Pandhayam is a 2008 Indian Tamil-language action thriller film directed by S. A. Chandrasekaran
, starring Nithin Sathya and Sindhu Tolani while Prakash Raj and Radhika play supporting roles. Vijay did a guest role as himself. The music was composed by Vijay Antony with cinematography by Srinivas Devamsam and editing by J. N. Harsha. The film was released on 19 September 2008.

== Plot ==
Masanam, a local thug and criminal who kills people, slowly rises up the ranks to be a minister. Shakthivel is a die-hard fan of actor Vijay and studies in college. He falls in love with Masanam's sister Thulasi and challenges him (he has a reason for that), and a cat-and-mouse game ensues. What follows is a series of incidents between the two that leads to a melodramatic climax.

== Cast ==

Special appearances :

==Production==
The film was originally planned with Raghava Lawrence and Mallika Kapoor who were later replaced by Nithin Sathya and Sindhu Tolani.

== Soundtrack ==
The soundtrack was composed by Vijay Antony. It features remixes of the songs "Surangani" and "Chinna Maamiye". The audio rights were acquired by Sony Music Entertainment.

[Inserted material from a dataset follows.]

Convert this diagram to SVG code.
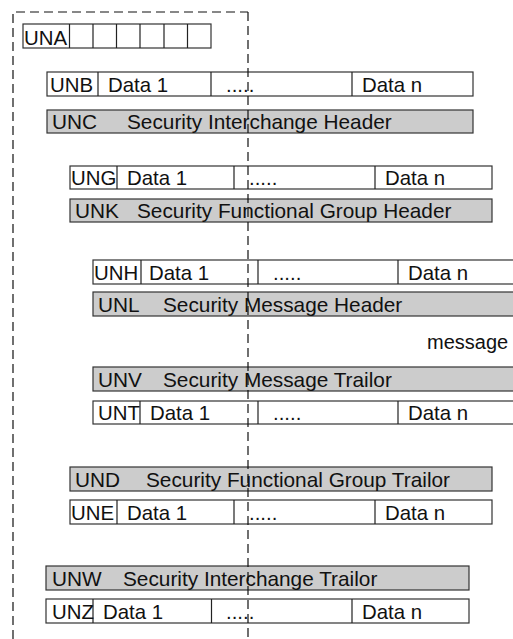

| Song | Singers | Lyrics |
|---|---|---|
| "Ammane" | Bellie Raj, Nidhesh Gopalan, Vinaitha | G. A. Robert |
| "Chinna Maamiye" | Christopher, MK Balaji, Shoba Chandrasekhar, Vinaya | Ceylon Manohar, Eknaath |
| "Kadhal Theeviravathi" | Vinaya, Jaidev | Priyan |
| "Lusimbara" | Ramya NSK, Vijay Antony, Christopher | Annamalai |
| "Surangani" | MK Balaji, Maya, Megha | Ceylon Manohar |

== Critical reception ==
Rediff.com wrote, "Watch Pandhayam if you've challenged your friends about sitting through a ridiculous movie. Even then, you might end up losing." IANS wrote, "The movie looks like one that suffered a double Rip Van Winkle slumber since the 70s sans the vintage quality of that era". The Hindu wrote "Looks like the experienced director is losing grip! Helming a film whose theme toes the beaten track of revenge, writer-director S.A. Chandrasekaran makes a hotchpotch of it. Every creator has a saturation point. SAC is no exception as this V.V. Creations’ product shows".